"""

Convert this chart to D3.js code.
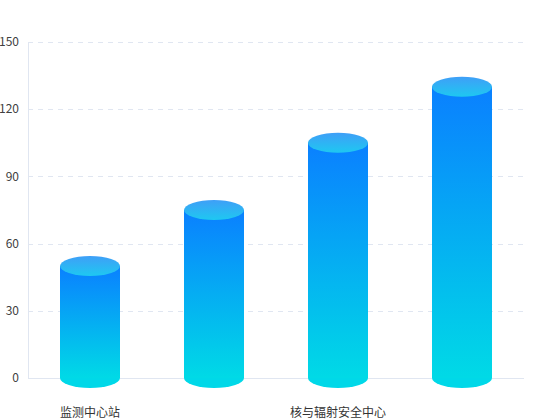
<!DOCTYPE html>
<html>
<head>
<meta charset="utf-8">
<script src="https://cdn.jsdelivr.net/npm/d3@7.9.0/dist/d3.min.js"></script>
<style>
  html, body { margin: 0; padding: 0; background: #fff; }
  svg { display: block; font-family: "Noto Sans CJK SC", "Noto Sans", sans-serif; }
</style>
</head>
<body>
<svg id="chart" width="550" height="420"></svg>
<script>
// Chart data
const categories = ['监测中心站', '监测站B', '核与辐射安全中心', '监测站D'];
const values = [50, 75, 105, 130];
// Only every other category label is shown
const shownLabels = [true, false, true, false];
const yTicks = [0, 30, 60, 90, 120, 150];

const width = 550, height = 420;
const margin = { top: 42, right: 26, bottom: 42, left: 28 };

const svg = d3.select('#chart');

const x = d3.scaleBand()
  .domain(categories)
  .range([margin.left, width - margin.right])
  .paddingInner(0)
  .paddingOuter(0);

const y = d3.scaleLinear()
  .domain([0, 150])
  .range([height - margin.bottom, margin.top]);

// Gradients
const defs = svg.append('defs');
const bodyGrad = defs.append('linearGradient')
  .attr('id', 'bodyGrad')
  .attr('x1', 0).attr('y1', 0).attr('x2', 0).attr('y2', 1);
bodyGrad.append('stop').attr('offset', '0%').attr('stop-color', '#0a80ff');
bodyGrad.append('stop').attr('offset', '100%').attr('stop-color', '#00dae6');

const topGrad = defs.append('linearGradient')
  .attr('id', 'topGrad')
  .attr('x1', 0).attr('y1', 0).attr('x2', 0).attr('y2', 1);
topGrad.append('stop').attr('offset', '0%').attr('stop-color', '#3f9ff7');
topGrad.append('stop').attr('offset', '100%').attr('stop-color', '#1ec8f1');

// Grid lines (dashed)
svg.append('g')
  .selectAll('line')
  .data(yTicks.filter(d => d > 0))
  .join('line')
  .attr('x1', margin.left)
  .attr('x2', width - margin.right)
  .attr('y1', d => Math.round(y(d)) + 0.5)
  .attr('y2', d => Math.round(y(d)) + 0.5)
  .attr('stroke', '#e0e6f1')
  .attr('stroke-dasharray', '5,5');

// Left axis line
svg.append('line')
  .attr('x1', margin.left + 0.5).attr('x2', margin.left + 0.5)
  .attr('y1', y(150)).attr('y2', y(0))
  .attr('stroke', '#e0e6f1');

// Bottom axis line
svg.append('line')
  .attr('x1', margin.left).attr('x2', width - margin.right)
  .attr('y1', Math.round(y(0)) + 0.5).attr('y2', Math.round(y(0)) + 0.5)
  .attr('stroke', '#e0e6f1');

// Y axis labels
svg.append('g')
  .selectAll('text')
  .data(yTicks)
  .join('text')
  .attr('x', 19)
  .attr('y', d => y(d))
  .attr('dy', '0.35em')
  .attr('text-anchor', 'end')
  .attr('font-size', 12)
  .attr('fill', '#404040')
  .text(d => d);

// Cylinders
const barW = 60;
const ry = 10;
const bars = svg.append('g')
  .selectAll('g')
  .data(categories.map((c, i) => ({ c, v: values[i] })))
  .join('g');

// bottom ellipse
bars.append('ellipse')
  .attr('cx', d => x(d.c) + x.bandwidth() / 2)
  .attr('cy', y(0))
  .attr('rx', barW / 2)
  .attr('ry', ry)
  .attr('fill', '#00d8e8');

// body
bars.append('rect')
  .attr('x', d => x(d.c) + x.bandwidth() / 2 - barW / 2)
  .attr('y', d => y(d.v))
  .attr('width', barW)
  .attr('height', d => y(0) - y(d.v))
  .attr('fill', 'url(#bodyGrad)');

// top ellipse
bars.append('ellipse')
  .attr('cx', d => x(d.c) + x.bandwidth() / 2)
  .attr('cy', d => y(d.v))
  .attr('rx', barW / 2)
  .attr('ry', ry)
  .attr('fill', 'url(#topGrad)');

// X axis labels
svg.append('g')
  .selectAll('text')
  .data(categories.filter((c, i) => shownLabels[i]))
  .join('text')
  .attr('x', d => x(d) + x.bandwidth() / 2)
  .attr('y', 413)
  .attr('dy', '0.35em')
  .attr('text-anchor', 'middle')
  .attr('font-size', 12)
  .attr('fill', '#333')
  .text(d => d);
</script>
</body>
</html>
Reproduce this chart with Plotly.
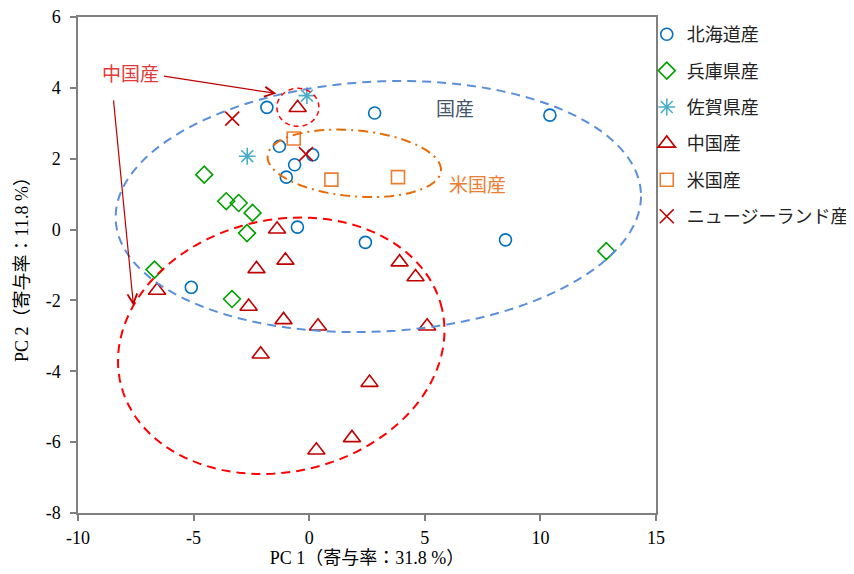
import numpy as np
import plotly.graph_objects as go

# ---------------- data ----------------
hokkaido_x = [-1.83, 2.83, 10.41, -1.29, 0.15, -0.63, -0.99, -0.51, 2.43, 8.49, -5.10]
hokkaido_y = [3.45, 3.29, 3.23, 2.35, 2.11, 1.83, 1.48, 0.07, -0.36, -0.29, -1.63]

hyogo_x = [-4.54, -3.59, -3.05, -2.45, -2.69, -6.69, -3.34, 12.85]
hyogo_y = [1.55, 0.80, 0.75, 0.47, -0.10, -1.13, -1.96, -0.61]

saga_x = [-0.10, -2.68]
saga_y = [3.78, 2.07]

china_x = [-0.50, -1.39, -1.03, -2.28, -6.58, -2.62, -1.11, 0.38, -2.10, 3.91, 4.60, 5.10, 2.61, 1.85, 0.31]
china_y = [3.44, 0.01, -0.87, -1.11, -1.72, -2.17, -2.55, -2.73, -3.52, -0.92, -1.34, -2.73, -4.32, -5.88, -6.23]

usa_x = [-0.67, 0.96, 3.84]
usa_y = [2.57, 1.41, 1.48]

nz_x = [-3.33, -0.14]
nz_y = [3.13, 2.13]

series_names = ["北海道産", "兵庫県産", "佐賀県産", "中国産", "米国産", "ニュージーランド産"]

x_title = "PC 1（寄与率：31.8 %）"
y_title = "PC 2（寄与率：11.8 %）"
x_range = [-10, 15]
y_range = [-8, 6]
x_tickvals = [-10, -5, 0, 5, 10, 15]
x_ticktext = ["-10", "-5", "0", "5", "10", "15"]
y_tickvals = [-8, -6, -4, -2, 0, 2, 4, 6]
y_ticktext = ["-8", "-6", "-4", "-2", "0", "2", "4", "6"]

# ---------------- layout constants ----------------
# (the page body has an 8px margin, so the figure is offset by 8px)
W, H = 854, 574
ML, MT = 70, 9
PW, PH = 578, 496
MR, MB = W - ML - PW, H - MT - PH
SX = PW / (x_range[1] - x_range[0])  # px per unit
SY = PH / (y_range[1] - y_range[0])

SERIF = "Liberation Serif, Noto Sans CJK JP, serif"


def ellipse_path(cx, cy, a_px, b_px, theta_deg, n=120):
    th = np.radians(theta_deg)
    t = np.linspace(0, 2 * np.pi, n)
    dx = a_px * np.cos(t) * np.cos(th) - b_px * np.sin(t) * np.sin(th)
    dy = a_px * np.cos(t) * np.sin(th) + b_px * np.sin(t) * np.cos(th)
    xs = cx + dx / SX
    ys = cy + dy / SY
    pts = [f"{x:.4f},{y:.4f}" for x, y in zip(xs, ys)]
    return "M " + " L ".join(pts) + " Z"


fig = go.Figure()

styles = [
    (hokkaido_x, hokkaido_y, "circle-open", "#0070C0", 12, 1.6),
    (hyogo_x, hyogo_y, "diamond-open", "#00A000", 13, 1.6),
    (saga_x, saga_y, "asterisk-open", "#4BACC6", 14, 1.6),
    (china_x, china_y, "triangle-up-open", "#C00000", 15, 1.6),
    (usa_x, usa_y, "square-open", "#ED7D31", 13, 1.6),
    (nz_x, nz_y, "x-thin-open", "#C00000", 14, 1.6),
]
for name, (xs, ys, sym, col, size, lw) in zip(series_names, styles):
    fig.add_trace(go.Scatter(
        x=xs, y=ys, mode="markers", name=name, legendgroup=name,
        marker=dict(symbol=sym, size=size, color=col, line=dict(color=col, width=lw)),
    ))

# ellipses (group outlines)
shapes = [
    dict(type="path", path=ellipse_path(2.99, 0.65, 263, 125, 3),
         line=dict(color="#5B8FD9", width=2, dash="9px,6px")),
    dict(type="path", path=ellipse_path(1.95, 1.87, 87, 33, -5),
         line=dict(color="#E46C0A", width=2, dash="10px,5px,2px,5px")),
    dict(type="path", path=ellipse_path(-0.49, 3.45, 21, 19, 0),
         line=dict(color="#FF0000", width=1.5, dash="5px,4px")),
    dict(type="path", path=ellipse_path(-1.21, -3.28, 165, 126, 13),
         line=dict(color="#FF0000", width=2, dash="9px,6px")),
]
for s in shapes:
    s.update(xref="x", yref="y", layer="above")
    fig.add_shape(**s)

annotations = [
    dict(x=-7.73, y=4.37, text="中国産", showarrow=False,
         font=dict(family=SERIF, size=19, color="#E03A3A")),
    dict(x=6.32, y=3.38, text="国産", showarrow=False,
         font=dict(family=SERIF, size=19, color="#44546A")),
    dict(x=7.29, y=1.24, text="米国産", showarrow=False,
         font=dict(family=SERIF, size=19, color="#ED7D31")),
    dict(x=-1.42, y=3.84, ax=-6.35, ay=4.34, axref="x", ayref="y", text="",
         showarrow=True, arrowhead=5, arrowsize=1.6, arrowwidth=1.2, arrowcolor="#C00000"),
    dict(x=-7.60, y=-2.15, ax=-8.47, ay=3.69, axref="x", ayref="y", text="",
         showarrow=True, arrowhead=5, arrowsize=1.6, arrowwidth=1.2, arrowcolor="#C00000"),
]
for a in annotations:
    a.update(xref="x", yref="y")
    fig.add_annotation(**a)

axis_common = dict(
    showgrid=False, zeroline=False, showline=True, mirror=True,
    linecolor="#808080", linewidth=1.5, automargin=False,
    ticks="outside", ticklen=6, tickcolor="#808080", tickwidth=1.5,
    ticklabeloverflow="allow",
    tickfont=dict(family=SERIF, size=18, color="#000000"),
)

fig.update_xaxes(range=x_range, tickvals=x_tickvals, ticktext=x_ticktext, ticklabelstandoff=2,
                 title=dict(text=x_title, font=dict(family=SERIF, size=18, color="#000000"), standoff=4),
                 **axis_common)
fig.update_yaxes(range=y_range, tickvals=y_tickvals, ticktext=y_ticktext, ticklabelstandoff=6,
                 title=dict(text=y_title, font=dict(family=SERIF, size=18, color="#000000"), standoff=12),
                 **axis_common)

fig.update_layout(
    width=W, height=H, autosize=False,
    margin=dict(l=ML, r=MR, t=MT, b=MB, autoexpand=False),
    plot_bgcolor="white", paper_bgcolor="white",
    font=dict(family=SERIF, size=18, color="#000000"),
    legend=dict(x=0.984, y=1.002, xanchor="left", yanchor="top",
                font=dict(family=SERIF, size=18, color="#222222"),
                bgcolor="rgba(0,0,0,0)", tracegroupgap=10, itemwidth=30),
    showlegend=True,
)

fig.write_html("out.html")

"""

[Given problem]
Repeat only the lines between the top of the entries above and the line containing "- margin.bottom, margin.top]);", both ends included, without the pictures.

[Result of this task]
Convert this chart to D3.js code.
<!DOCTYPE html>
<html>
<head>
<meta charset="utf-8">
<script src="https://cdn.jsdelivr.net/npm/d3@7.9.0/dist/d3.min.js"></script>
<style>
  html, body { margin: 0; padding: 0; background: #fff; }
  svg { display: block; font-family: "Noto Sans CJK SC", "Noto Sans", sans-serif; }
</style>
</head>
<body>
<svg id="chart" width="550" height="420"></svg>
<script>
// Chart data
const categories = ['监测中心站', '监测站B', '核与辐射安全中心', '监测站D'];
const values = [50, 75, 105, 130];
// Only every other category label is shown
const shownLabels = [true, false, true, false];
const yTicks = [0, 30, 60, 90, 120, 150];

const width = 550, height = 420;
const margin = { top: 42, right: 26, bottom: 42, left: 28 };

const svg = d3.select('#chart');

const x = d3.scaleBand()
  .domain(categories)
  .range([margin.left, width - margin.right])
  .paddingInner(0)
  .paddingOuter(0);

const y = d3.scaleLinear()
  .domain([0, 150])
  .range([height - margin.bottom, margin.top]);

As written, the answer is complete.